Kroll’s probe birthed “the 99 questions,” a bombshell letter to the board that dominated headlines after Charles Sale’s January 2004 Daily Mail scoop. Ferguson dismissed any impropriety, insisting in late January, “Agents? I don’t deal with them—don’t talk to them, choose them, hire them, or pay them,” a stance he claimed held since United went public in 1991.
His son echoed the denial. With a May 2004 BBC documentary looming, exposing Ferguson, Jason, and Elite, United acted swiftly. An internal review, commissioned privately by David Gill and penned by Mark Rawlinson, set new transfer rules—including barring Elite from representing more United players beyond the 13 already signed. The club exonerated itself, Ferguson, Jason, and Elite, but the public humiliation stung.

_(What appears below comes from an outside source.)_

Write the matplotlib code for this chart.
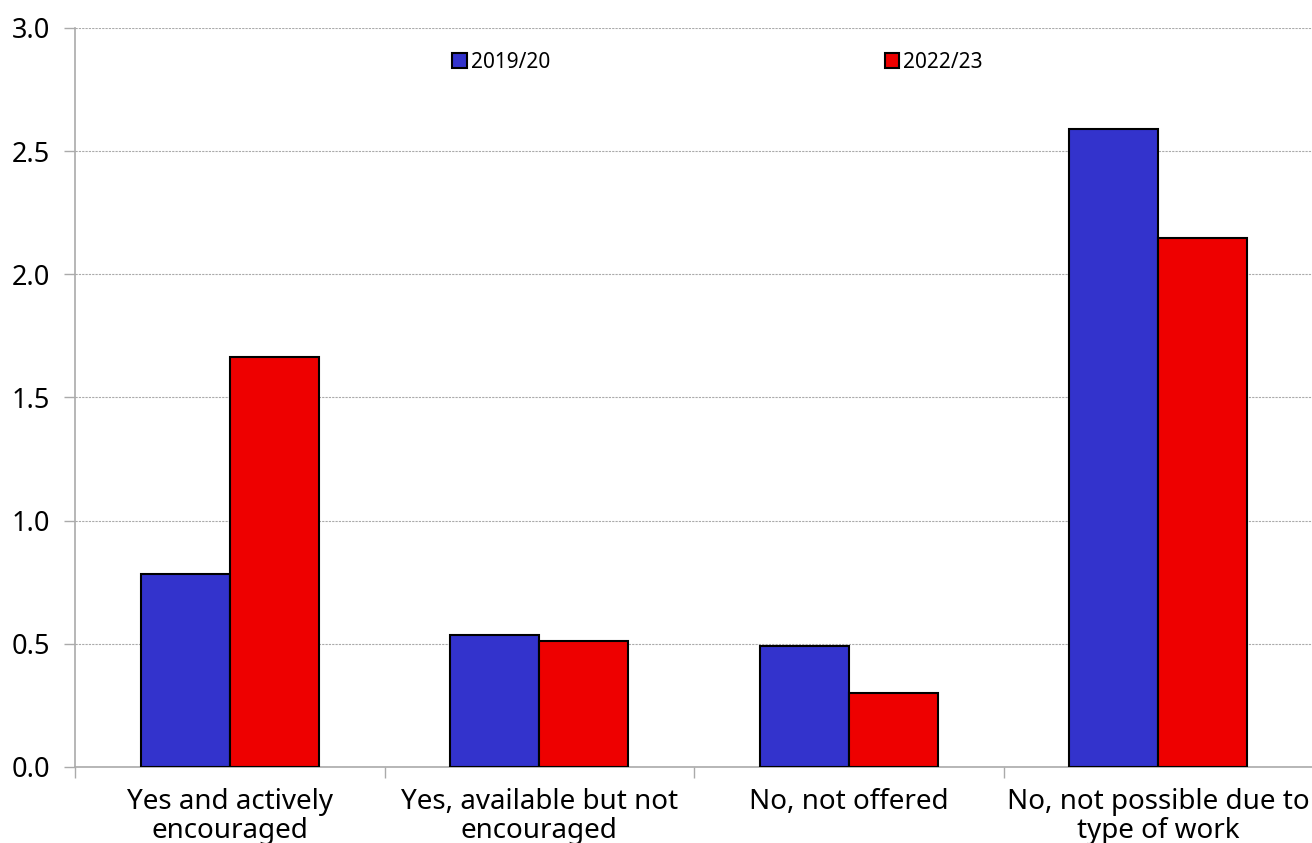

That scandal soon paled beside a graver threat. By late 2004, the board’s unease surfaced in the chairman’s financial report tagline: “Running a football club as a business.” A predator was circling. Throughout the year’s second half, directors scrambled to decipher the Glazer family’s intentions.
As Chris Blackhurst detailed in The World’s Biggest Cash Machine, United had initially wooed the Floridians in 2003-04 as a counterweight to the Irish. But once Ferguson patched things up with Magnier and McManus, Gill and chairman Roy Gardner pivoted, eyeing their former allies with suspicion.
By November 2004, as the annual general meeting loomed, Gill and finance chief Nick Humby jetted to Florida in September to meet Malcolm Glazer—later deceased in 2014—and his brood. They returned rattled. Soon after, the Glazers’ blueprint emerged: a leveraged buyout, piling debt onto United to be repaid with its own revenue.
Fan groups, already incensed, erupted. The Glazers’ advisors—JP Morgan bankers, Allen & Overy lawyers, and Brunswick PR—faced prank pizza deliveries and rogue skips at their offices. Veteran director Maurice Watkins, after offloading £2.5 million in shares to the Glazers, found his Jaguar and Audi slathered in red paint.
“The board spent 2004 in the dark about the Glazers’ endgame,” Rawlinson recalled. “They played it cagey—any hint of a full takeover would’ve locked them into legal obligations. It was chaos for their British advisors.” The Glazers’ late-2004 plan blended one-third equity, one-third bank loans secured on United, and one-third high-risk PIK loans from hedge funds, with interest ballooning to 16.25 percent.
“The board was floored,” Rawlinson said. “United had no debt history—this interest was a nightmare.” Leeds United’s collapse—relegated in 2004 after borrowing against unearned TV cash—haunted them. “Leverage and football were oil and water back then,” he added.
The Glazers craved board approval to dodge a hostile takeover label, but knew Irish willingness to sell could bypass it. The board rejected their debt-heavy bid as reckless, delighting fans. Yet fiduciary duty gnawed: the £3-per-share offer for the 262 million shares they didn’t own was, privately, deemed fair.
At the November 2004 AGM, the Glazers stayed away, sending Allen & Overy’s Andrew Ballheimer and a hefty aide to torpedo every board motion, even the routine re-election of directors Andy Anson, Watkins, and Philip Yea. “They feared a public vote with fans in the room,” Rawlinson said.
“We promised a private poll and a discreet exit.” The Irish abstained, and the trio’s names vanished from the next programme. Enter Jim O’Neill—Goldman Sachs economist, United devotee, and Magnier-McManus appointee—whose financial acumen bolstered the board against the Glazers. By year’s end, JP Morgan and Brunswick quit the Glazer camp. Victory seemed near, but the board braced for a comeback.
Fan protests at Hereford and threats to Cheltenham unnerved Magnier and McManus, despite their long-term investor claims. Some wondered if they’d outwait a Glazer share price crash. But the racing world intrusion may have tipped them to sell. In February 2005, the Glazers returned with Rothschild bankers, flashing Super Bowl rings in awkward pride.
Joel emerged as the diplomatic front, Avram the money mind, Bryan the dealmaker—while Edward, Kevin, and Darcie remained shadows. Ed Woodward, a 33-year-old JP Morgan rising star, pushed their case. O’Neill’s “Red Knight” quip birthed a later fan consortium dream, but in 2005, it was a distant hope.
By May 12, 2005, the Irish sold their 28.89 percent stake to the Glazers for £100 million profit, handing them 76.2 percent control. United delisted in June. Gardner’s July letter warned of a “downward spiral” from excessive debt—a prophecy unfolding by 2025.